8. Mid–Atlantic II (Kutztown State)

==Sweet Sixteen==
===Pool A===
Semifinals

Final

----
===Pool B===
Semifinals

Final

----
===Pool C===
Semifinals

Final

----
===Pool D===
Semifinals

Final

==Final Four==
===Final===

Champions:University of California Berkeley

Coach- Jack Clark

Captains-Jayson Davidson (Hooker), Kevin Dalzell (Scrumhalf)

Roster– Chris Andrews (Fullback), Douglas Anthrop (Wing/Center), Tyler Applegate (Wing/Center), Benjamin Arreguy (Prop), Theodore Callagy (Prop), Christopher Carver (Flyhalf), Todd Conneely (Wing), Byron Deeter (Prop), Sam Enochian (Lock), Robert Flegel (Lock), Mason Foster (Prop), Jonah Holmes (Lock), Brett Kennedy (#8), Kirk Khasigian (Flanker), Brian Libicki (Center), Christian Masters (Scrumhalf), Deron McElroy (Center), Joseph Motes (Flyhalf), Jason Perry (Hooker), Vinh Phan (Center), Eric Roof (Center), Nicholas Sliffe (Wing), David Stroble (Wing), Pete Morales (Flanker), Joe Motes (Flyhalf), Jason Perry (Hooker), Shap Roder (Flanker), Eric Roof (Center), Katsukito Takei (Fullback), John Taylor (Flanker), Simon Terry–Lloyd (Flanker), Chris Varnell (Lock), Scott Yungling (#8).

==Women's College Championship==
The 1996 Women's Collegiate Championship expanded to an Elite Eight and took place at Colorado Springs, CO from May 3–5. Princeton was the repeat champion of this edition. Penn State #8 Jen Sikora was named MVP Forward of the tournament and Princeton scrumhalf Susan Welgos was MVP Back.

===Participants===
Princeton University and Virginia Tech qualified by placing first and second respectively at the Mid–Atlantic Territorial championship November 11–12. Penn State and St. Benedict qualified by placing first and second respectively at the Midwest Territorial . Air Force represented the West. Central Washington won the Pacific Coast championship against Stanford and Reed at Portland, OR from 13 to 14 April. Radcliffe College was the Northeast representative. Florida State represented the Southeast. The seeding was 1. Mid–Atlantic #1 (Princeton), 2. Midwest #1 (Penn State), 3. West (Air Force), 4. Pacific (Central Washington), 5. Northeast (Radcliffe), 6. Mid–Atlantic #2 (Virginia Tech), 7. Southeast (Florida State), 8. Midwest #2 (St. Benedict).

===Quarterfinals===

Consolation semifinals

Central Washington 22–0 St. Benedict

Virginia Tech 15–0 Florida State

Seventh place

Florida State 10–5(OT) St.
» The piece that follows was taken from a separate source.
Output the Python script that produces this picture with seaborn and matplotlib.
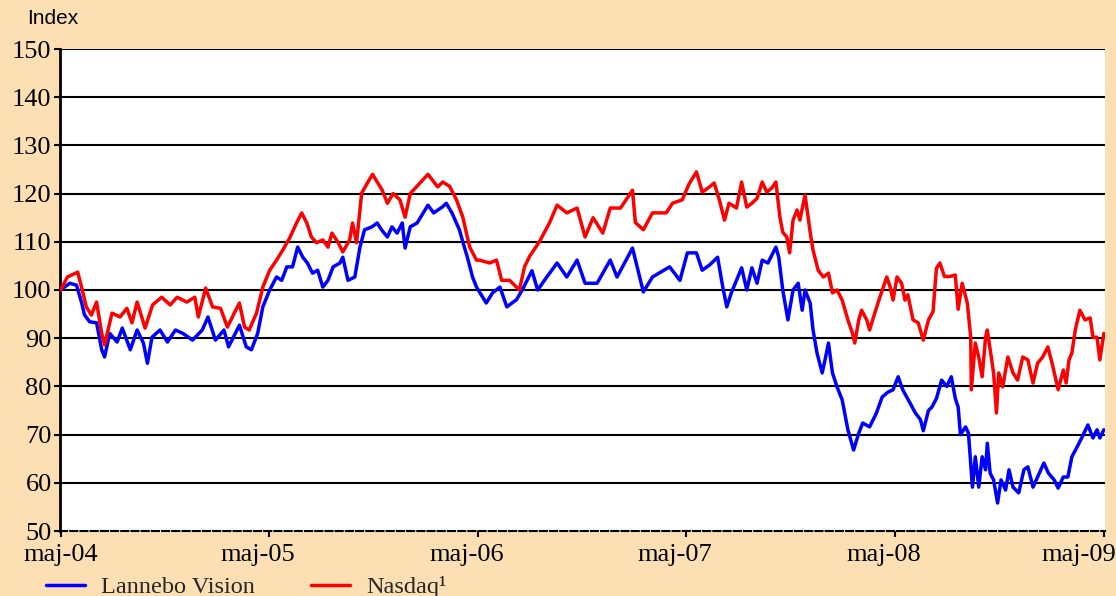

Benedict

Fifth place

Central Washington 8–3 Virginia Tech

===Final===

Champions: Princeton Tigers

Coach: Brian Kraybill

Captain: Erin Kennedy (Flyhalf), Ashley Kline (Flanker)

Roster: Pamela Adams (Lock), Laura Bartels (Lock), Meredith Bell (Prop), Sarah Briggs (Flanker), Tracy Dubovick (Prop), Valerie Easterwood (Flanker), Laura Engler (Center), Dahlia Fetouh (Hooker), Stephanie Gazdo (Fulllback), Caroline Gibson (Center), Amy Gresh (#8), Alison Gruen (Wing), Mary Angela Knighton (Center), Lara Larson (#8), Ann Marie Lavigne (Lock), Kristine Leporati (Wing), Rachel Liberatore (Prop), Margaret Mudge (Center), Julia Ott (Lock), Megan Sarnecki (Lock), Anna Sinai (Wing), Karina Tellefsen (Prop), Isabel Tremblay (Flanker), Alexandra Van Dusen (Hooker), Susan Welgos (Scrumhalf), Valerie Zimmer (Wing).

==College All–Stars==
The 1996 National Collegiate All–Star Championship included seven teams and took place at Ohio State University in Columbus, OH from June 8–9. Similar to the All–Star Tournaments for club teams, the college competition is divided into geographic unions and used to select the All–American team that goes on to play other junior national rugby teams. The Pacific Coast All–Stars came in first, Midwest was second, Northeast third and Mid–Atlantic fourth.